Cryptocurrency investors risk losing all their money invested in speculative, “too good to be true” assets and are at serious risk from fraudsters. This is what the European Union’s securities, banking and insurance watchdogs said in a joint statement on Thursday.
“Consumers face the very real possibility of losing all their invested money if they buy these assets,” the three EU authorities said.
It marks a ratcheting up of direct warnings to consumers about crypto-assets by EU authorities, spelling out that consumers have no protections or recourse to compensation under existing EU financial services law.
Regulators are increasingly worried that more consumers are buying 17,000 different crypto-assets, including Bitcoin and Ether, which account for 60 per cent of the market, without being fully aware of the risks, the regulators said.
“Consumers should be alert to the risks of misleading advertisements, including via social media and influencers.

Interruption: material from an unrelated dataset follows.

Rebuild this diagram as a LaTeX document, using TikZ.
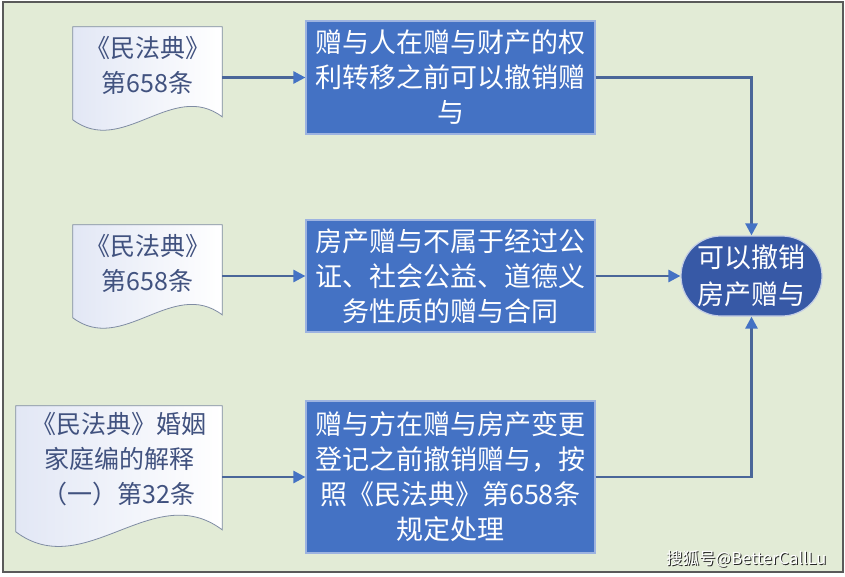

Consumers should be particularly wary of promised fast or high returns, especially those that look too good to be true,” the statement said.
The warning from the regulators also recommended prospective crypto investors ask themselves whether they could afford to lose the money they planned to invest, and whether they fully understood the features of the asset they were buying.
Last year, a rugpull scam hit buyers of a Squid Game-themed cryptocurrency when it transpired that the coin’s smart contracts prevented them from selling, even as the price peaked and then crashed.
Consumers should also be aware that energy consumption for producing some crypto-assets is high and that this can have an environmental impact, the statement said.